Google won the UDRP case it brought seeking transfer of the domain name www.glassgoogle.com. We reported the complaint filing last month and commented that the decision would be interesting because the registrant was a China based company that does artistic glass manufacturing – thereby creating a certain threshold of plausibility that is usually not present in such cases.
The image to the left is one of the companies sample artistic colored vases.
The decision was straightforward and simply turned on the strength of the GOOGLE mark and the fact that the registrant did not respond. In fact, the panel noted that the GOOGLE mark is an “invented” name and that there was no explanation as to why it was included as part of the domain, though the panel also noted that the domain was registered before any publicity about Google’s “Google Glass” product was released in the market.

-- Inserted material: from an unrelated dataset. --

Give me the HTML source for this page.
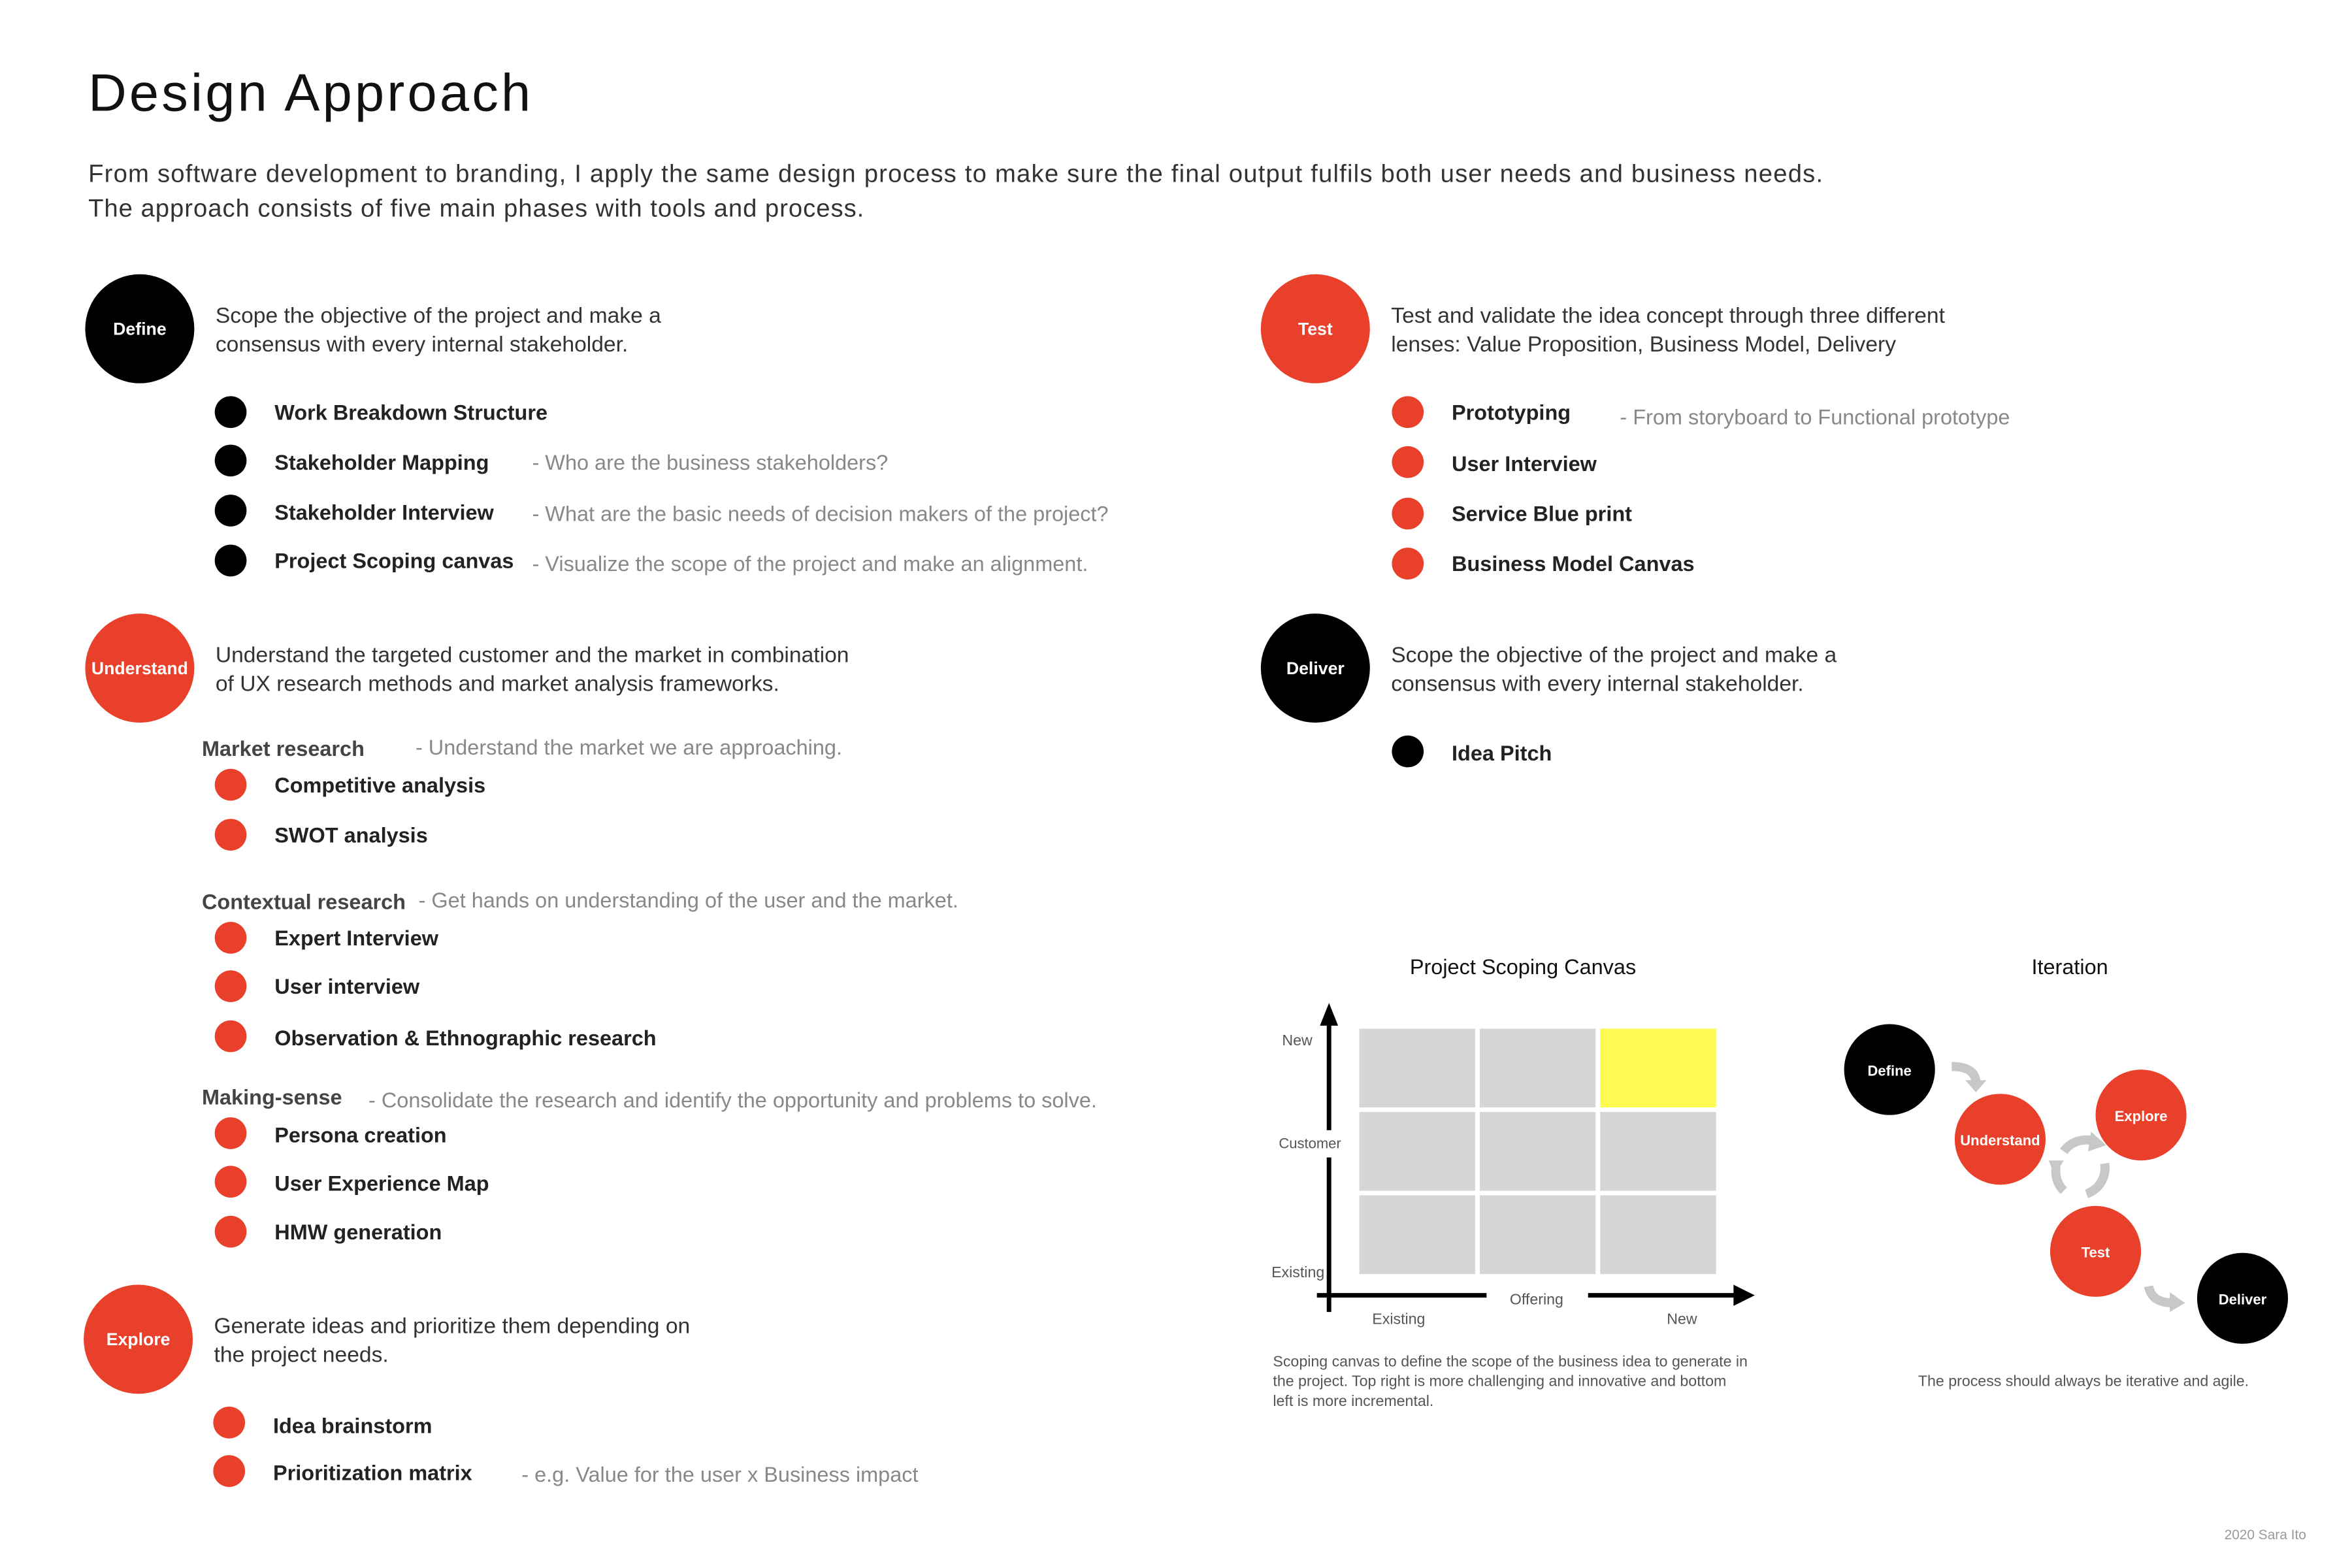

The decision is unremarkable except for the fact that there is no real explanation of the “Bad Faith” requirement under UDRP law. Specifically, the panel barely mentioned the fact that the China-based registrant is (or at least appears to be) a legitimate company and artistic glass manufacturer. Further, there was also no mention of the fact that the trademark GOOGLE is often mis-used as a verb and that the domain registration could easily be viewed as a reference to searching the Internet for glass (or artistic glass) and not an attempt to compete with Google.
These are obviously points that could have been made by the registrant in a response, however, considering that the matter is not the standard-issue click-through fee and profit from using the mark type of situation, the panel should have taken the time to conduct an analysis of how even in the entirely unrelated business/trade of “artistic glass figurines” this type of use is unlawful under UDRP law.